**WHAT YOU ARE ASKED TO DO:**
Below are some records. Count the lines with "this" in them and give nothing but the total.
*-*-*
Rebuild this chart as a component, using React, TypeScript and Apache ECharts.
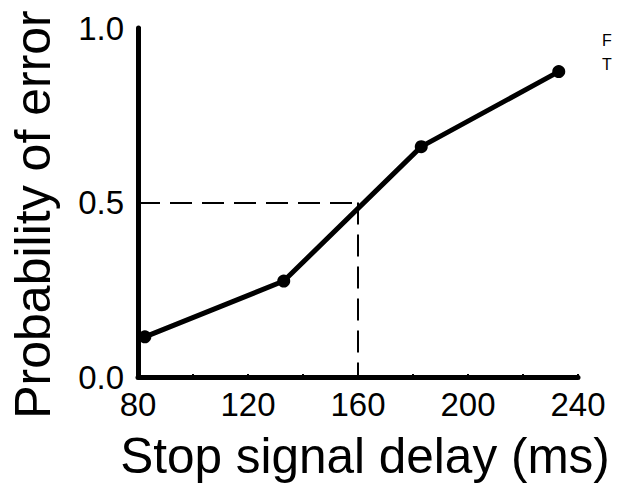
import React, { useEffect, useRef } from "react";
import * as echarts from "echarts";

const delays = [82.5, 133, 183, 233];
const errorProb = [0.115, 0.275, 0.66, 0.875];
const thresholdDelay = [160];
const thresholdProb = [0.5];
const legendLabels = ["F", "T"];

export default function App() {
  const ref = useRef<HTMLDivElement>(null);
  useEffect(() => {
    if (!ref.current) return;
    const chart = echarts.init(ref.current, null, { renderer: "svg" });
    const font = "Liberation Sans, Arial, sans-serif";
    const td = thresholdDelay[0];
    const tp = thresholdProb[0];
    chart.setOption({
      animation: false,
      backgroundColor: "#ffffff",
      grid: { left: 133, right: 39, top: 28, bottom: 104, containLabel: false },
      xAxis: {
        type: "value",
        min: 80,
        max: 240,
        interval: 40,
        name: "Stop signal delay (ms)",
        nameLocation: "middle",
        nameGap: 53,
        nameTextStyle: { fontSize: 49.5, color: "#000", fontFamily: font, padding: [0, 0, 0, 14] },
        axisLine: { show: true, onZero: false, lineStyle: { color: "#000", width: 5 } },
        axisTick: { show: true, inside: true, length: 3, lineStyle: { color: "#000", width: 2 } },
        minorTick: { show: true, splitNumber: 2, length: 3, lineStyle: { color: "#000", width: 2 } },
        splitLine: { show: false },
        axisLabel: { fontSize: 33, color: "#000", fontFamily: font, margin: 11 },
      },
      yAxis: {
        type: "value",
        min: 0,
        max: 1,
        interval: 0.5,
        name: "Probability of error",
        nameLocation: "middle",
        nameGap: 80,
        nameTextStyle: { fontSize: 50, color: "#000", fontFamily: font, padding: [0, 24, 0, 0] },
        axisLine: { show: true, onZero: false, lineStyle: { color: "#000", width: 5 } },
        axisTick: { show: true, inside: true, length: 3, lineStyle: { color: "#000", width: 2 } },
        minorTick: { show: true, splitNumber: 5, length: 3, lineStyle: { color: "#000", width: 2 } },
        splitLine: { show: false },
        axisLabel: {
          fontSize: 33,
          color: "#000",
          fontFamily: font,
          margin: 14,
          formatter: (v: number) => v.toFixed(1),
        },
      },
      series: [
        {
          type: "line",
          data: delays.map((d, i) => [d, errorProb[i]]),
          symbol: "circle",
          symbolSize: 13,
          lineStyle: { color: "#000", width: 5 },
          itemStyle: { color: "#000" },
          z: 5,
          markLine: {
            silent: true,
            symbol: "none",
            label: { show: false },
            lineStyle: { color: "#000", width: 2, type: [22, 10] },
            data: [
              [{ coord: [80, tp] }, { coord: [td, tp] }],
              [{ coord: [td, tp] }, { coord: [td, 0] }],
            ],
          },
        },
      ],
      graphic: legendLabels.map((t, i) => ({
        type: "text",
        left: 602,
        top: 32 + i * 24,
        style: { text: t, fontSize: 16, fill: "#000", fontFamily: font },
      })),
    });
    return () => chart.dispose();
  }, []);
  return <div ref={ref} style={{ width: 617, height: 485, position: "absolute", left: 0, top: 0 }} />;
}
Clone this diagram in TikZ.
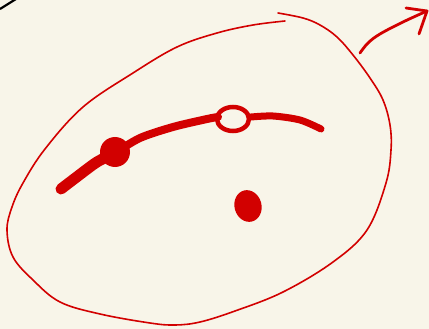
*-*-*
**EXERCISE SOLUTION:**
2